The U.S. Environmental Protection Agency had pushed for 25 years to grant Superfund status to the Gold King mine and other idled 19th century mines leaking heavy metals above Silverton. Superfund status would have brought in major funds for a comprehensive cleanup.
Local authorities spurned federal intervention, leaving a smaller EPA-led team to investigate a small if steady stream of pollution. That team accidentally breached a debris wall at the mine, unleashing the pool of contaminated water that turned the Animas River yellow.
In the resolution adopted Monday, local officials agreed that 20 years of attempts to clean the mine waste without seeking additional federal disaster help "have not had the necessary financial resources to address every mine site with an environmental issue."
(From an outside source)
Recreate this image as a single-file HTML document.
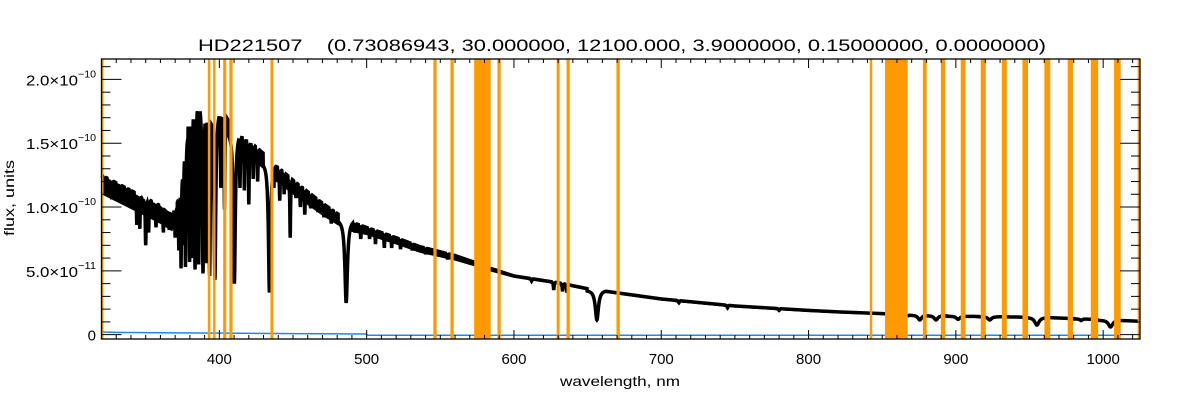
<!DOCTYPE html>
<html><head><meta charset="utf-8">
<style>
html,body{margin:0;padding:0;background:#fff;}
svg{display:block;font-family:"Liberation Sans",sans-serif;}
</style></head>
<body>
<svg id="chart" width="1200" height="400" xmlns="http://www.w3.org/2000/svg">
<rect x="0" y="0" width="1200" height="400" fill="#fff"/>
<text x="198" y="51" font-size="17" textLength="848" lengthAdjust="spacingAndGlyphs" fill="#000">HD221507&#160;&#160;&#160;&#160;(0.73086943, 30.000000, 12100.000, 3.9000000, 0.15000000, 0.0000000)</text>
<g id="plot"></g>
<text x="560" y="386" font-size="14" textLength="120" lengthAdjust="spacingAndGlyphs" fill="#000">wavelength, nm</text>
<text transform="translate(14,236) rotate(-90)" font-size="14" textLength="76" lengthAdjust="spacingAndGlyphs" fill="#000">flux, units</text>
</svg>
<script>
// ---- data (flux in units of 1e-11) ----
const contWl   = [320,330,340,350,360,368,372,376,380,385,390,395,400,405,410,413,420,430,436,440,450,460,470,480,490,500,520,536,560,575,584,600,631,650,700,750,800,821,850,870,900,960,1025];
const contFlux = [12.5,11.9,11.3,10.7,10.1,9.5,10.5,15.0,18.2,18.8,18.5,18.0,17.6,17.0,16.0,15.8,15.2,14.2,13.3,13.1,12.1,11.2,10.3,9.5,8.8,8.4,7.6,6.9,6.2,5.6,5.2,4.6,4.05,3.6,2.8,2.25,1.9,1.78,1.65,1.55,1.45,1.35,1.05];
const noiseWl    = [320,370,380,410,440,480,500,560,600,1025];
const noiseDepth = [1.5,1.4,1.5,1.3,1.2,0.9,0.6,0.4,0.15,0.1];
const lineWl    = [322,325,327,331,333,337,340,344,346,348,350,352,355,357,360,362,364,366,368,370,372.5,374,375.5,377,379.8,381.5,383.5,386,388.9,391,393.4,397,401,403.5,410.2,414,417,420,423,426,434.0,437,441,444,448.1,452,455,458,462,467,471,476,479,486.1,492.2,496,502,506,512,517,523,531,540,555,612,627,633,636,656.3,712,745,780,866,875.5,886.5,901.5,923,955,985,1005];
const lineFlux  = [11.0,11.2,10.6,10.8,10.9,10.4,10.4,8.6,8.3,9.6,7.0,8.0,9.3,8.4,9.0,8.0,8.8,8.2,8.6,7.6,6.6,5.2,7.0,5.3,5.7,6.0,5.1,5.5,4.8,5.6,4.6,4.3,11.5,9.8,4.0,11.5,11.3,10.2,12.2,12.0,3.3,11.5,10.5,11.0,7.6,10.7,10.0,9.4,9.9,9.6,9.2,8.7,8.8,2.5,8.0,7.5,7.5,7.1,6.8,6.8,6.7,6.6,6.3,5.9,4.2,3.5,3.4,3.3,1.15,2.5,2.1,1.9,1.3,1.15,1.15,1.2,1.15,0.75,1.1,0.6];
const lineHalfW = [0.4,0.4,0.5,0.4,0.5,0.5,0.4,0.6,0.5,0.4,0.6,0.5,0.4,0.5,0.4,0.5,0.4,0.5,0.4,0.5,0.5,0.5,0.5,0.6,0.7,0.5,0.8,0.5,1.0,0.5,1.0,1.2,0.5,0.5,1.3,0.5,0.5,0.5,0.5,0.5,1.4,0.5,0.5,0.5,0.5,0.5,0.5,0.5,0.5,0.5,0.5,0.5,0.5,1.8,0.5,0.5,0.5,0.5,0.5,0.5,0.5,0.5,0.5,0.5,0.5,0.5,0.5,0.5,2.2,0.6,0.6,0.6,2,2.5,2.5,2.5,2.5,3,1.5,3];
const gapStart = [575.5, 852];
const gapEnd   = [584.0, 867];
const blueWl   = [320,322,330,360,400,450,500,501,1012];
const blueFlux = [0.35,0.2,0.18,0.15,0.12,0.08,0.05,-0.05,-0.05];
const bandStart = [320,392.2,395.8,402.6,406.8,434.7,545.3,556.9,573.0,588.8,629.0,635.7,669.6,841.6,851.9,877.6,889.8,903.3,916.9,931.2,945.2,960.1,975.9,991.6,1007.4,1023.4];
const bandEnd   = [321.0,393.9,397.4,404.7,409.0,436.7,547.5,559.1,584.2,591.0,631.0,637.9,671.8,843.2,867.3,880.2,892.8,906.6,920.3,934.6,949.0,964.1,979.5,996.6,1011.9,1025];
const xTicks = [400,500,600,700,800,900,1000];
const xTickLabels = ["400","500","600","700","800","900","1000"];
const yTicks = [0,5,10,15,20];
const yTickMant = ["0","5.0","1.0","1.5","2.0"];
const yTickExp  = ["","−11","−10","−10","−10"];

// ---- axes ----
const L=101.5,R=1140,T=59,B=339;
const xMin=320,xMax=1025,yMin=-0.34,yMax=21.6;
const X=w=>L+(w-xMin)/(xMax-xMin)*(R-L);
const Y=f=>B-(f-yMin)/(yMax-yMin)*(B-T);
const NS="http://www.w3.org/2000/svg";
const plot=document.getElementById('plot');
function mk(tag,attrs,parent){const e=document.createElementNS(NS,tag);for(const k in attrs)e.setAttribute(k,attrs[k]);(parent||plot).appendChild(e);return e;}

function interp(xs,ys,w){
  for(let i=0;i<xs.length-1;i++){
    if(w>=xs[i]&&w<=xs[i+1]){const t=(w-xs[i])/(xs[i+1]-xs[i]);return ys[i]+t*(ys[i+1]-ys[i]);}
  }
  return ys[ys.length-1];
}
const cont=w=>interp(contWl,contFlux,w);
function flux(w){
  let f=cont(w);
  for(let i=0;i<lineWl.length;i++){
    const d=Math.abs(w-lineWl[i]);const hw=lineHalfW[i];
    if(d<hw*3){const c=cont(lineWl[i]);const prof=1/(1+(d/hw)*(d/hw)*3);const v=c-(c-lineFlux[i])*prof;if(v<f)f=v;}
  }
  return f;
}
function inGap(w){for(let i=0;i<gapStart.length;i++)if(w>gapStart[i]&&w<gapEnd[i])return true;return false;}

// noise envelope (filled band under continuum)
let segs=[],cur=null;
for(let w=xMin;w<=xMax;w+=0.2){
  if(inGap(w)){cur=null;continue;}
  if(!cur){cur=[];segs.push(cur);}
  cur.push(w);
}
let nd='';
segs.forEach(s=>{
  s.forEach((w,i)=>{nd+=(i?'L':'M')+X(w).toFixed(2)+' '+Y(flux(w)).toFixed(2);});
  for(let i=s.length-1;i>=0;i--){const w=s[i];nd+='L'+X(w).toFixed(2)+' '+Y(Math.min(flux(w),cont(w)-interp(noiseWl,noiseDepth,w))).toFixed(2);}
  nd+='Z';
});
const env=mk('path',{d:nd,fill:'#000',stroke:'none'});



// spectrum
let d='',pen=false;
for(let w=xMin;w<=xMax;w+=0.1){
  if(inGap(w)){pen=false;continue;}
  d+=(pen?'L':'M')+X(w).toFixed(2)+' '+Y(flux(w)).toFixed(2);pen=true;
}
const spec=mk('path',{d:d,fill:'none',stroke:'#000','stroke-width':3.5,'stroke-linejoin':'miter'});



// blue line
let bd='';
for(let i=0;i<blueWl.length;i++)bd+=(i?'L':'M')+X(blueWl[i]).toFixed(2)+' '+Y(blueFlux[i]).toFixed(2);
const bl=mk('path',{d:bd,fill:'none',stroke:'#1e88e5','stroke-width':1.5});



// bands
for(let i=0;i<bandStart.length;i++){
  const x0=X(bandStart[i]),x1=X(bandEnd[i]);
  const r=mk('rect',{x:x0,y:T,width:Math.max(2,x1-x0),height:B-T,fill:'#ff9900'});
  
  
}

// frame
const fr=mk('rect',{x:L,y:T,width:R-L,height:B-T,fill:'none',stroke:'#000','stroke-width':1.3});



// x ticks
for(let w=330;w<=1020;w+=10){
  const maj=(w%100===0);const len=maj?9:4;const x=X(w);
  const t1=mk('line',{x1:x,y1:B,x2:x,y2:B-len,stroke:'#000','stroke-width':1});
  
  
  const t2=mk('line',{x1:x,y1:T,x2:x,y2:T+len,stroke:'#000','stroke-width':1});
  
  
}
for(let i=0;i<xTicks.length;i++){
  const t=mk('text',{x:X(xTicks[i]),y:364,'text-anchor':'middle','font-size':15,fill:'#000'});
  t.textContent=xTickLabels[i];
  
  
}
// y ticks
for(let f=0;f<=21;f+=1){
  const maj=(f%5===0);const len=maj?20:9;const y=Y(f);
  const t1=mk('line',{x1:L,y1:y,x2:L+len,y2:y,stroke:'#000','stroke-width':1});
  
  
  const t2=mk('line',{x1:R,y1:y,x2:R-len,y2:y,stroke:'#000','stroke-width':1});
  
  
}
for(let i=0;i<yTicks.length;i++){
  const y=Y(yTicks[i]);
  let t;
  if(yTickExp[i]){
    t=mk('text',{x:26,y:y+6,'font-size':15,textLength:52,lengthAdjust:'spacingAndGlyphs',fill:'#000'});
    t.textContent=yTickMant[i]+'×10';
    const e=mk('text',{x:78,y:y-2,'font-size':10,textLength:18,lengthAdjust:'spacingAndGlyphs',fill:'#000'});
    e.textContent=yTickExp[i];
    
    
  } else {
    t=mk('text',{x:96,y:y+6,'text-anchor':'end','font-size':15,fill:'#000'});
    t.textContent=yTickMant[i];
  }
  
  
}
</script>
</body></html>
"We recognize that this is a regional problem and that it starts in our neighborhood," Willy Tookey, chair of the San Juan County Commission, said in a statement after the vote.
The resolution also notes that there are no active mining operations in the Upper Animas River Basin to be held financially responsible for the cleanup.
The resolution does not expressly seek Superfund designation. But the resolution leaves that option on the table.
In Washington Tuesday, congressional members investigating the spill criticized the EPA for missing a deadline to turn over some documents.
"This information matters to the many Americans directly affected in Western states, who are still waiting for answers from the EPA," said Texas Republican Rep. Lamar Smith, who leads the House Science, Space and Technology Committee.